20th Century Masters – The Millennium Collection: The Best of Sublime is a compilation album by the band Sublime. The album was released by MCA/Gasoline Alley in 2002.

==Selections==
The compilation contains ten songs, most of which also appear on Sublime's 1999 Greatest Hits set.

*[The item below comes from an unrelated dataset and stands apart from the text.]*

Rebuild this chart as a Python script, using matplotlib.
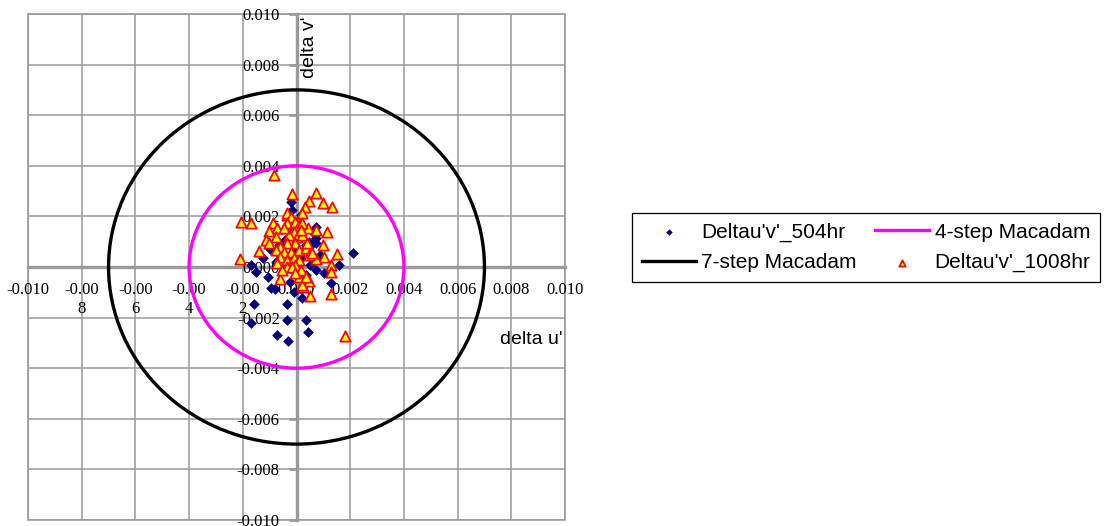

The latter's "Pool Shark" and "40 Oz. to Freedom" are replaced on this release with "April 29, 1992 (Miami)" and "Greatest Hits", the latter of which is a track from the band's posthumous 1998 live album Stand by Your Van.

==Reception==

In a review of the album, AllMusic's Heather Phares wrote that the selected songs highlight "Sublime's dub and pop aspirations rather than their thrashy punk side"; going on to describe the album as "a decent, if small, retrospective that is worthwhile for casual fans."

Professional ratings
Review scores
| Source | Rating |
| AllMusic | Star |
| The Rolling Stone Album Guide | Star Half star |

===Commercial performance===
20th Century Masters – The Millennium Collection: The Best of Sublime peaked at number 190 on the Billboard 200 albums chart in December 2003. It was certified gold in 2005 by the Recording Industry Association of America (RIAA), denoting shipments of more than 500,000 copies sold.

==Track listing==

| No. | Title | Length |
|---|---|---|
| 1. | "Date Rape" | 3:40 |
| 2. | "Smoke Two Joints" | 2:56 |
| 3. | "Badfish" | 3:07 |
| 4. | "Greatest Hits" | 2:55 |
| 5. | "Saw Red" | 1:59 |
| 6. | "What I Got" | 2:51 |
| 7. | "Santeria" | 3:04 |
| 8. | "Wrong Way" | 2:16 |
| 9. | "Doin' Time" | 4:13 |
| 10. | "April 29, 1992 (Miami)" | 3:53 |

==Charts==

| Chart (2003) | Peak position |
|---|---|
| US Billboard 200 | 190 |

==Certifications==

| Region | Certification | Certified units/sales |
| United States (RIAA) | Gold | 500,000^{^} |
^{^} Shipments figures based on certification alone.